(Records from a data source)
┄┄┄┄┄┄┄┄┄┄

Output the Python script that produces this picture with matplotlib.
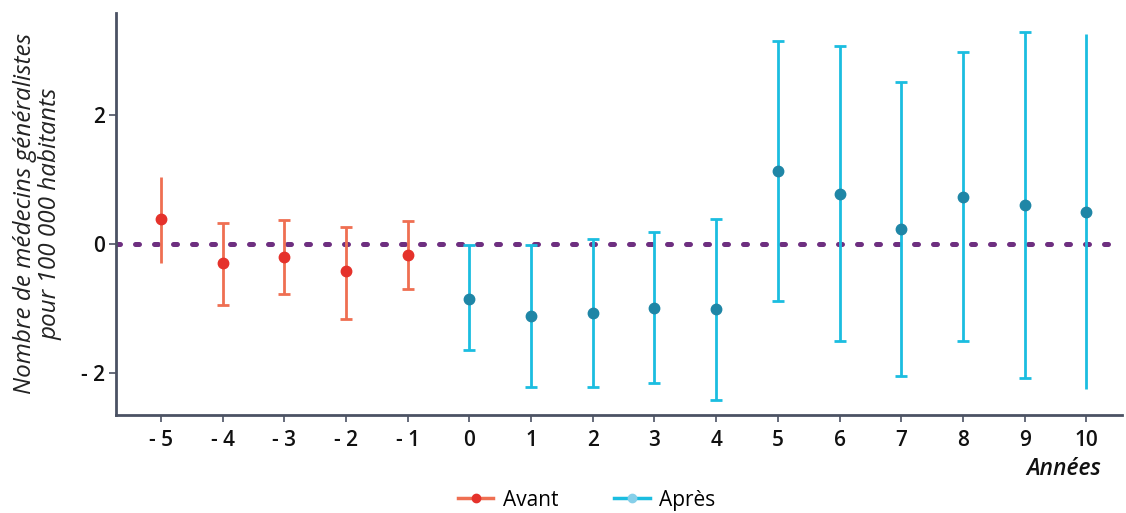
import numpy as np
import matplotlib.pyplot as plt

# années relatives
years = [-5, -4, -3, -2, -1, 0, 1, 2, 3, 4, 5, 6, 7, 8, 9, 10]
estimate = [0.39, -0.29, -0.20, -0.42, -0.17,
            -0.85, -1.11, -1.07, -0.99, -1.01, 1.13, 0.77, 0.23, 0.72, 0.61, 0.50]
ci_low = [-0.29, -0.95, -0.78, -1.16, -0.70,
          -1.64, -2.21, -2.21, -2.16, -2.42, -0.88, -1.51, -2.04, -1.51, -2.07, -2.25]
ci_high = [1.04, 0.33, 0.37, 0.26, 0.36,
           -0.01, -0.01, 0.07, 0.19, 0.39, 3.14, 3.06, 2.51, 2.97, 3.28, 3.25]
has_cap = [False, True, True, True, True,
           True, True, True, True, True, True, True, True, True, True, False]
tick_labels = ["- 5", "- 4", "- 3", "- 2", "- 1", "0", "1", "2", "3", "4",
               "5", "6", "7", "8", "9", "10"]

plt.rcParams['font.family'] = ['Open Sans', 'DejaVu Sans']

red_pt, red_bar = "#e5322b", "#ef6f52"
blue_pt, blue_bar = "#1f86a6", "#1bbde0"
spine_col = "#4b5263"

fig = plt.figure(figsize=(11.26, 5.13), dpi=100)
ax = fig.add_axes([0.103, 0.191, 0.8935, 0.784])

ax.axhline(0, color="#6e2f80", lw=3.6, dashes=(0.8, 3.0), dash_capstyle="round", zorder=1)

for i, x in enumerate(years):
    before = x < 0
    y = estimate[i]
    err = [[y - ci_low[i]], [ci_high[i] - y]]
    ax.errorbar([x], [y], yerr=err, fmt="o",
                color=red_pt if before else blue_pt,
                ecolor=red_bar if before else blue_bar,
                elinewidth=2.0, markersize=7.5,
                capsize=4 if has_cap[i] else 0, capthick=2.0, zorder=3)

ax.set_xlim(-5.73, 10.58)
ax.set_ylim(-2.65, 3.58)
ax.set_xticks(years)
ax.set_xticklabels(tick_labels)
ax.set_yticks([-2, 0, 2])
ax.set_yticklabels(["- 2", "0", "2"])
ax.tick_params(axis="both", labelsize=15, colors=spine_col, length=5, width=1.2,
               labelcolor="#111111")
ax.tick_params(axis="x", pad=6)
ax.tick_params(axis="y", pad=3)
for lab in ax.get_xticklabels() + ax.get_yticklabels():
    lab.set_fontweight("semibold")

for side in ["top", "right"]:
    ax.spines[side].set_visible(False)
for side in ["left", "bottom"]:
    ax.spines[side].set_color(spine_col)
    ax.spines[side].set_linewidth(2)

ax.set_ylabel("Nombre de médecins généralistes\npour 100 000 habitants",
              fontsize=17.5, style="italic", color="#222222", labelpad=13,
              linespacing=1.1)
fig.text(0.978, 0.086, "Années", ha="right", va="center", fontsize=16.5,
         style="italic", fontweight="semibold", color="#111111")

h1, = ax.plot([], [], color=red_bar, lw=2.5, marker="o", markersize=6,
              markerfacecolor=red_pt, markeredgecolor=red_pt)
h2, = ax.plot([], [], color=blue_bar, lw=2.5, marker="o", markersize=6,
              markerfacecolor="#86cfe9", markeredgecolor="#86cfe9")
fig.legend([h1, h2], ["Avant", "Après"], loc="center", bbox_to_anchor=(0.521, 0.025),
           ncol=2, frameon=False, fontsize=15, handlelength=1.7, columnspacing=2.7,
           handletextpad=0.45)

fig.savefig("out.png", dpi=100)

┄┄┄┄┄┄┄┄┄┄

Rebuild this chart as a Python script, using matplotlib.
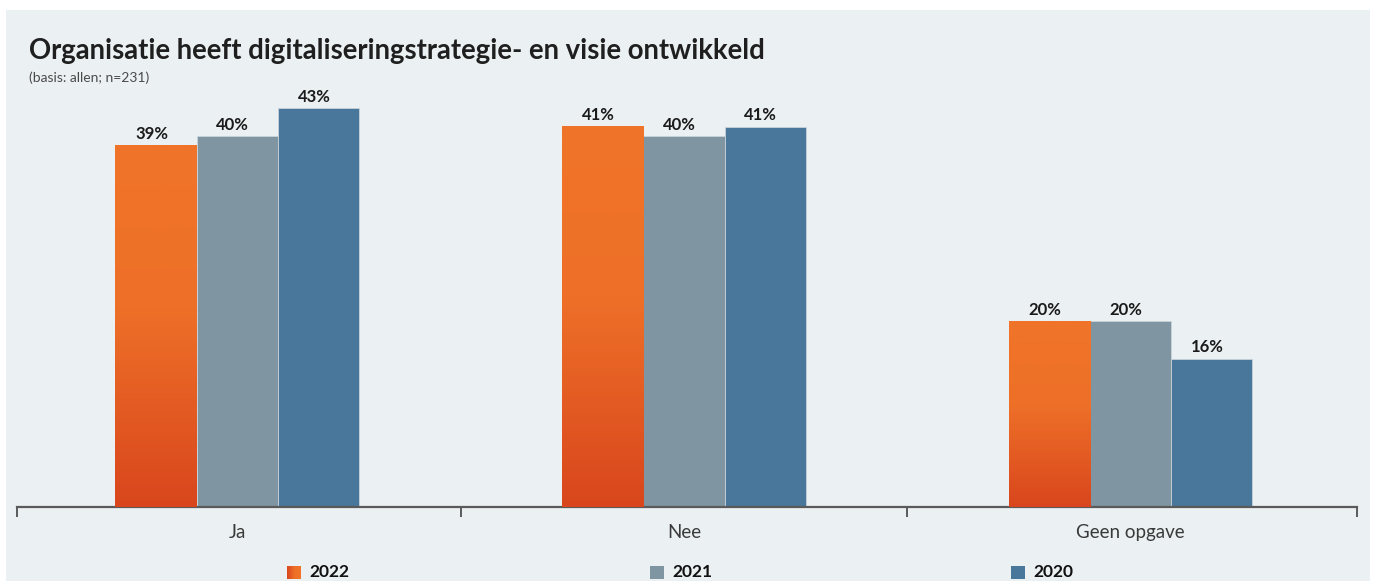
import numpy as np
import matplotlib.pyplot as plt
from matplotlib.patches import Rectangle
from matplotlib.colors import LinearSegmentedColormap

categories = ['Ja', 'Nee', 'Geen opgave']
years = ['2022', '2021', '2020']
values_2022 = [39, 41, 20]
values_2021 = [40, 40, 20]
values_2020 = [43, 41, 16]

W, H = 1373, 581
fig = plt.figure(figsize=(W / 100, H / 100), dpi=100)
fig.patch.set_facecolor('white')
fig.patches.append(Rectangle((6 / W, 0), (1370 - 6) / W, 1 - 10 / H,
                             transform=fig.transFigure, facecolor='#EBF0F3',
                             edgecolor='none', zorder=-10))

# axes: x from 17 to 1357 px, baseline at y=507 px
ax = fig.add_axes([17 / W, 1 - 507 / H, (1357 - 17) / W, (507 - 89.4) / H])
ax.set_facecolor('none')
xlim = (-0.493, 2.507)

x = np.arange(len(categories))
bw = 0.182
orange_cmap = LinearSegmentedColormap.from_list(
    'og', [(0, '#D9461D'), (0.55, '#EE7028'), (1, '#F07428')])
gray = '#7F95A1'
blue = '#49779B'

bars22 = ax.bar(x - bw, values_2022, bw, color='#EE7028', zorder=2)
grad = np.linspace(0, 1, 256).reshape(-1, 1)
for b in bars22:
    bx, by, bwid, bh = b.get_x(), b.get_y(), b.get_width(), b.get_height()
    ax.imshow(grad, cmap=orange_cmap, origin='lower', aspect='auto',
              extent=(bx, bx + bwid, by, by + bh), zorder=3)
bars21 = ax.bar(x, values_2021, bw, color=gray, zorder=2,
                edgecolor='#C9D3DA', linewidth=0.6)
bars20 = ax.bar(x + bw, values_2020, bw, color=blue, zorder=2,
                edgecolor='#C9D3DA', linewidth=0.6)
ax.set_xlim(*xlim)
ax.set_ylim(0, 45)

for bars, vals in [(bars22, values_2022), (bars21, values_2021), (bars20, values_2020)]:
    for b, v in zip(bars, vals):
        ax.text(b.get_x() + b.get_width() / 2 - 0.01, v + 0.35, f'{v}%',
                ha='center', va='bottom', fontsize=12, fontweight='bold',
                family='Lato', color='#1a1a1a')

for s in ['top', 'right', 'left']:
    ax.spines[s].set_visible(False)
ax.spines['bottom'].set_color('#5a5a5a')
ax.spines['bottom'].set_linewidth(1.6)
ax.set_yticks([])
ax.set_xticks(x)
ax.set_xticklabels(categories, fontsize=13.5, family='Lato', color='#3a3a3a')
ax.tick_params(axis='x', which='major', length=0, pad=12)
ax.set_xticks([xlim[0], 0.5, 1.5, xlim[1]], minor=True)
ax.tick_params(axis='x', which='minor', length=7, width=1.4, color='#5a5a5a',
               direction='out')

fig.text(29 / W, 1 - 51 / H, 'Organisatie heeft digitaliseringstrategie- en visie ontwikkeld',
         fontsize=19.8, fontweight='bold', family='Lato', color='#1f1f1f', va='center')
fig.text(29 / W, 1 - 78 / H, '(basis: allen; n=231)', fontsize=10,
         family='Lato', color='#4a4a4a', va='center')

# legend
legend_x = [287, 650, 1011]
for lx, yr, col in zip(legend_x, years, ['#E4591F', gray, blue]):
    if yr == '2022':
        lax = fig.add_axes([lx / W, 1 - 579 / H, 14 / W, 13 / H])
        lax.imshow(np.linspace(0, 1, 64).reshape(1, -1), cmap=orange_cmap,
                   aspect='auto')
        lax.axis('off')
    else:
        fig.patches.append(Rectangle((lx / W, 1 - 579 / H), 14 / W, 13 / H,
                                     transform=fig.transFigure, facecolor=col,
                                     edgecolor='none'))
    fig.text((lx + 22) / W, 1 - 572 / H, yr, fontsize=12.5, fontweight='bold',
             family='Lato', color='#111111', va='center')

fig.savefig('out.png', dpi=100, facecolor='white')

┄┄┄┄┄┄┄┄┄┄

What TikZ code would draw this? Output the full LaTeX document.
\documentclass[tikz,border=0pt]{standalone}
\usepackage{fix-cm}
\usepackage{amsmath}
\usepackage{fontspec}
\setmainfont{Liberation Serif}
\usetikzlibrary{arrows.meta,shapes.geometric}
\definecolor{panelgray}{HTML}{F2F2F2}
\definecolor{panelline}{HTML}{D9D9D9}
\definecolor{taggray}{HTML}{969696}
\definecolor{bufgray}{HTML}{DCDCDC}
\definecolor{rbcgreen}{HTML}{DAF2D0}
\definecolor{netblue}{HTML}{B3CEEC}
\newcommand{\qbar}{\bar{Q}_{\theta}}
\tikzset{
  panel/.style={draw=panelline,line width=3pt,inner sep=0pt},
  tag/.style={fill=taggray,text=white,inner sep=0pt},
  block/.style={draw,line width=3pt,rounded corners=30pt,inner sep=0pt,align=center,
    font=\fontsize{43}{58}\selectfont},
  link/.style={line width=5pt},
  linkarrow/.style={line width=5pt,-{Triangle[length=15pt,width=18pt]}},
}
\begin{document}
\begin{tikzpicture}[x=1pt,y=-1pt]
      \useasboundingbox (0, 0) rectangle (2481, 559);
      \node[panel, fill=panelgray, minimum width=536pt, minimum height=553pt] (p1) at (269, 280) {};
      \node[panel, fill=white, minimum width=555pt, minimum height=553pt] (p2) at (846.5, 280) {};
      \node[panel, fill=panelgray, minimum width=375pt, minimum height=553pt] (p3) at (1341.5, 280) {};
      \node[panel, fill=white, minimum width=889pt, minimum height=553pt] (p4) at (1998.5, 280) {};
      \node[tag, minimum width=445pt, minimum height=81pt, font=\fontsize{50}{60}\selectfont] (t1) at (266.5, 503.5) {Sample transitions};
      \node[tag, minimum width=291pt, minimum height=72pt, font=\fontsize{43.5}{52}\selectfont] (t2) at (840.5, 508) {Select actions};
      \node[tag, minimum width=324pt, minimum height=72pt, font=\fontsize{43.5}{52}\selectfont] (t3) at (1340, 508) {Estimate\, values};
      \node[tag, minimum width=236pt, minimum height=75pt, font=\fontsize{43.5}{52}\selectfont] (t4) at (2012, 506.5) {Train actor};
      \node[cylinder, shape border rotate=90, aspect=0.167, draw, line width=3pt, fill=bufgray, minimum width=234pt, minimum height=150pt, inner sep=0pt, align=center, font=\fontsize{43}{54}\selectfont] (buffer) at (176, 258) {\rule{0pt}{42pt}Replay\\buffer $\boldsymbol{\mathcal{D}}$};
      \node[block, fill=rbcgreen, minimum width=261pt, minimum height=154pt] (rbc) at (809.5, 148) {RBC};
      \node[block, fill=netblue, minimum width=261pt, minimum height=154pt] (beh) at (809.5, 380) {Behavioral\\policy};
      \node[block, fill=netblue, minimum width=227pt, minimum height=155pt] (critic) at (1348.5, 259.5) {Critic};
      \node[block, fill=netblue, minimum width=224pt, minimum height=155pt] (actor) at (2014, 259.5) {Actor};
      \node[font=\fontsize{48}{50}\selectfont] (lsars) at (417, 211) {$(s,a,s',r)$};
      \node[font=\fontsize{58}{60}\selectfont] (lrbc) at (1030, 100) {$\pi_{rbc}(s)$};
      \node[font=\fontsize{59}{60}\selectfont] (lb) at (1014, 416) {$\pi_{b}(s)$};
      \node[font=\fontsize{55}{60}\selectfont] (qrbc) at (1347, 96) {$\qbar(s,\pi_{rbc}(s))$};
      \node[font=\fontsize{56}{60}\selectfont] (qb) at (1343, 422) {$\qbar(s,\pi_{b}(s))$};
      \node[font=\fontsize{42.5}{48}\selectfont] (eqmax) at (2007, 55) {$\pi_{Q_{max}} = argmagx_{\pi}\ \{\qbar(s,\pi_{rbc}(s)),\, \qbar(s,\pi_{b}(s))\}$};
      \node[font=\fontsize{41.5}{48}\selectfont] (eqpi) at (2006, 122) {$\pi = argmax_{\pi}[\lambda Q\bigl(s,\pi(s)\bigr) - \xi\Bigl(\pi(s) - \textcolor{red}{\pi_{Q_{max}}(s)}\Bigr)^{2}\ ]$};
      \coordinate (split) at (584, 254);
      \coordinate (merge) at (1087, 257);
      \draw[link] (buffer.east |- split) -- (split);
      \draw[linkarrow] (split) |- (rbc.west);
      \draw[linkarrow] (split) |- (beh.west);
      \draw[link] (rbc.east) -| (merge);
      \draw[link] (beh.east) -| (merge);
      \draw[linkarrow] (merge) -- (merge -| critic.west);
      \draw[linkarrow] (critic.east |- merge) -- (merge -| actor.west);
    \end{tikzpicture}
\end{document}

┄┄┄┄┄┄┄┄┄┄

== Directions for this task ==
Could you quote, word for word, only the lines from the one containing "Rebuild this chart" through the one containing "from matplotlib.colors import", both included, and leave out any pictures?

== Output of the exercise ==
Rebuild this chart as a Python script, using matplotlib.
import numpy as np
import matplotlib.pyplot as plt
from matplotlib.patches import Rectangle
from matplotlib.colors import LinearSegmentedColormap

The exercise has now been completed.